Jefferson, who also co-owns and operates Sweet BK Bar and Lost Borough Ice Cream, said the inspiration behind Sweet Catch was the cuisine of the Gullah Geechee people — the descendants of enslaved Africans who settled in the coastal American South, which is where her family is from.
"Sweet Catch is about paying homage and really acknowledging the fingerprints of our ancestors on today's cuisine," she told BK Reader.
Located at 1222 Nostrand Ave. in Prospect Lefferts Gardens, the 50-seat restaurant with an outdoor patio is a cool, ocean-inspired oasis from the busy street outside.
BK Reader was seated this past Saturday in a blue vinyl-upholstered corner booth, with a view of the whole restaurant. Inside, the ceiling is hung with greenery and lampshades that look like crab traps. The bar is inlaid with fish scale-inspired tiles, giving a soothing, under-the-sea atmosphere.

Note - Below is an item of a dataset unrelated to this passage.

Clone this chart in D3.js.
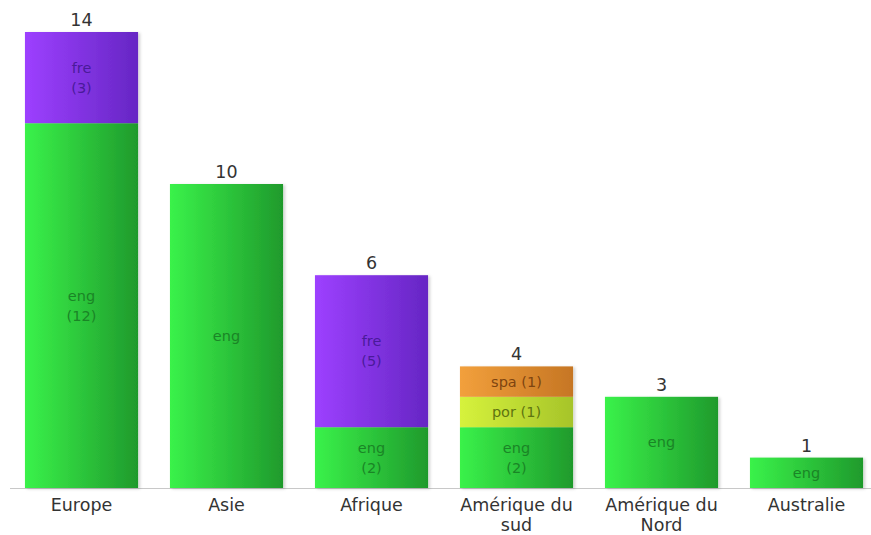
<!DOCTYPE html>
<html>
<head>
<meta charset="utf-8">
<script src="https://cdn.jsdelivr.net/npm/d3@7"></script>
<style>
  body { margin: 0; background: #fff; }
  svg { display: block; font-family: "DejaVu Sans", Verdana, sans-serif; }
</style>
</head>
<body>
<svg id="chart" width="871" height="535"></svg>
<script>
// chart values
var categories = ["Europe", "Asie", "Afrique", "Amérique du sud", "Amérique du Nord", "Australie"];
var totals = [14, 10, 6, 4, 3, 1];
var languages = ["eng", "fre", "por", "spa"];
var eng = [12, 10, 2, 2, 3, 1];
var fre = [3, 0, 5, 0, 0, 0];
var por = [0, 0, 0, 1, 0, 0];
var spa = [0, 0, 0, 1, 0, 0];

var series = { eng: eng, fre: fre, por: por, spa: spa };
var rows = categories.map(function(c, i) {
    var r = { name: c, total: totals[i] };
    languages.forEach(function(k) { r[k] = series[k][i]; });
    return r;
});

// fills: [left, right, text]
var colors = {
    eng: ["#3af24a", "#1f9a2c", "#1a8526"],
    fre: ["#9d40ff", "#6626c4", "#4a1a9a"],
    por: ["#d6f23c", "#a6c42a", "#5e7410"],
    spa: ["#f2a03c", "#c67624", "#7e4410"]
};

var width = 871, height = 535;
var baseline = 488;

var svg = d3.select("#chart");

var defs = svg.append("defs");
languages.forEach(function(k) {
    var g = defs.append("linearGradient")
        .attr("id", "grad-" + k)
        .attr("x1", "0%").attr("x2", "100%")
        .attr("y1", "0%").attr("y2", "0%");
    g.append("stop").attr("offset", "0%").attr("stop-color", colors[k][0]);
    g.append("stop").attr("offset", "100%").attr("stop-color", colors[k][1]);
});
var shadow = defs.append("filter").attr("id", "shadow")
    .attr("x", "-10%").attr("y", "-10%").attr("width", "130%").attr("height", "130%");
shadow.append("feDropShadow")
    .attr("dx", 2).attr("dy", 1).attr("stdDeviation", 1.5)
    .attr("flood-color", "#000").attr("flood-opacity", 0.18);

var x = d3.scaleBand()
    .domain(categories)
    .range([9, 879])
    .paddingInner(0.22)
    .paddingOuter(0.11);

var stack = d3.stack().keys(languages);
var stacked = stack(rows);
var maxVal = d3.max(rows, function(d) { return d3.sum(languages, function(k) { return d[k]; }); });

var y = d3.scaleLinear()
    .domain([0, maxVal])
    .range([baseline, 32]);

// axis line
svg.append("line")
    .attr("x1", 10).attr("x2", width)
    .attr("y1", baseline + 0.5).attr("y2", baseline + 0.5)
    .attr("stroke", "#c8c8c8").attr("stroke-width", 1);

var bars = svg.append("g").attr("filter", "url(#shadow)");

stacked.forEach(function(layer) {
    var key = layer.key;
    bars.selectAll(".seg-" + key)
        .data(layer.filter(function(d) { return d[1] > d[0]; }))
        .join("rect")
        .attr("class", "seg-" + key)
        .attr("x", function(d) { return x(d.data.name); })
        .attr("width", x.bandwidth())
        .attr("y", function(d) { return y(d[1]); })
        .attr("height", function(d) { return y(d[0]) - y(d[1]); })
        .attr("fill", "url(#grad-" + key + ")");
});

// labels inside segments
var labels = svg.append("g")
    .attr("text-anchor", "middle")
    .style("font-size", "14.5px");

stacked.forEach(function(layer) {
    var key = layer.key;
    layer.forEach(function(d) {
        var v = d[1] - d[0];
        if (v <= 0) return;
        var nSeg = languages.filter(function(k) { return d.data[k] > 0; }).length;
        var cx = x(d.data.name) + x.bandwidth() / 2;
        var top = y(d[1]), bot = y(d[0]);
        var cy = (top + bot) / 2;
        var lines;
        if (nSeg === 1) lines = [key];
        else if (bot - top > 45) lines = [key, "(" + v + ")"];
        else lines = [key + " (" + v + ")"];
        var t = labels.append("text")
            .attr("fill", colors[key][2])
            .attr("y", cy - (lines.length - 1) * 10 + 5);
        lines.forEach(function(l, i) {
            t.append("tspan").attr("x", cx).attr("dy", i === 0 ? 0 : 20).text(l);
        });
    });
});

// totals above bars
svg.append("g")
    .attr("text-anchor", "middle")
    .style("font-size", "17.5px")
    .attr("fill", "#333")
    .selectAll("text")
    .data(rows)
    .join("text")
    .attr("x", function(d) { return x(d.name) + x.bandwidth() / 2; })
    .attr("y", function(d) { return y(d3.sum(languages, function(k) { return d[k]; })) - 6; })
    .text(function(d) { return d.total; });

// category labels, wrapped to bar width
var cat = svg.append("g")
    .attr("text-anchor", "middle")
    .style("font-size", "17.5px")
    .attr("fill", "#333");

categories.forEach(function(c) {
    var cx = x(c) + x.bandwidth() / 2;
    var t = cat.append("text").attr("y", baseline + 23);
    var words = c.split(" ");
    var line = [];
    var tspan = t.append("tspan").attr("x", cx).attr("dy", 0);
    words.forEach(function(w) {
        line.push(w);
        tspan.text(line.join(" "));
        if (tspan.node().getComputedTextLength() > x.bandwidth() + 8 && line.length > 1) {
            line.pop();
            tspan.text(line.join(" "));
            line = [w];
            tspan = t.append("tspan").attr("x", cx).attr("dy", 20).text(w);
        }
    });
});
</script>
</body>
</html>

The menu aims to introduce the cuisine of the Gullah Geechee community to the Brooklyn community and features influences from the Lowcountry of South Carolina.
Typically, Gullah Geechee food is defined as a fusion of West and Central African cooking techniques and Lowcountry ingredients — like crab and collard greens — and has influenced classic Charleston dishes like shrimp and grits.
"With the Gullah Geechee community being so coastal, they ended up cooking a lot of one-pot meals from the sea with vegetables that were readily accessible to them," Jefferson said.
Jefferson told BK Reader she remembered growing up and watching as corn, potatoes and seafood were put into one pot and boiled, often during celebratory times.
"Having a celebration of food is essentially a celebration of culture and heritage," she said. "The boil in particular was one of those cuisines of celebration."
At Sweet Catch, this homage translates to a menu packed full of seasonal seafood — lobster, shrimp and oysters — as well as southern classics like cornbread and macaroni and cheese.
To start, order an oyster platter or try the Crab Deviled Eggs ($18), Chesapeake Crab Dip with plantain chips ($21) or Sweet Catch cornbread ($9). BK Reader recommends the cornbread, which is served warm with a side of Chipotle honey butter and a fresh swirl of herb oil.
While a mother-daughter duo enjoyed a spread of oysters ($18 for a half-dozen) this past Saturday, BK Reader tried the Sweet Catch signature menu item: Fried lobster and shrimp on a cornbread waffle with maple syrup, parsley and roast garlic butter ($36).
The shrimp and lobster came in a light, crunchy batter, the lobster in its shell, melt-in-the-mouth. Despite the decadence of the topping, the real hero of this dish is the cornbread waffle, a lovely mix of sweet and savory with fresh corn and scallion throughout.
For something more savory, try the Country Omelette ($24). It's soft and fluffy, oozing with pimento cheese and lashings of homemade salsa, and topped with three blackened shrimps barbecued to perfection in southern spices. The home fries are soft and well-seasoned with herbs, all served with a generous side salad.
The restaurant also serves southern classics like Shrimp and Grits, made with three cheese stone ground grits and truffle oil ($28), Biscuits and Gravy ($22) and Cornbread Avocado Toast topped with a fried oyster and whipped goat cheese ($24).
By midday, the room was filled with two-tops enjoying brunch — from families to couples and friends sharing carafes of mimosas or bellinis ($22 for a small, $40 for a large). There was also a 12-seat table reserved for a large group set to enjoy brunch and a workshop on taking care of their mental health.
Non-alcoholic options include the refreshing sorrel fruit punch, or the Sober Mule: A delicious gingery version of the alcoholic favorite served in a gold goblet and garnished with mint.
Sweet Catch BK is open for brunch every Saturday and Sunday from 11:00am-4:00pm.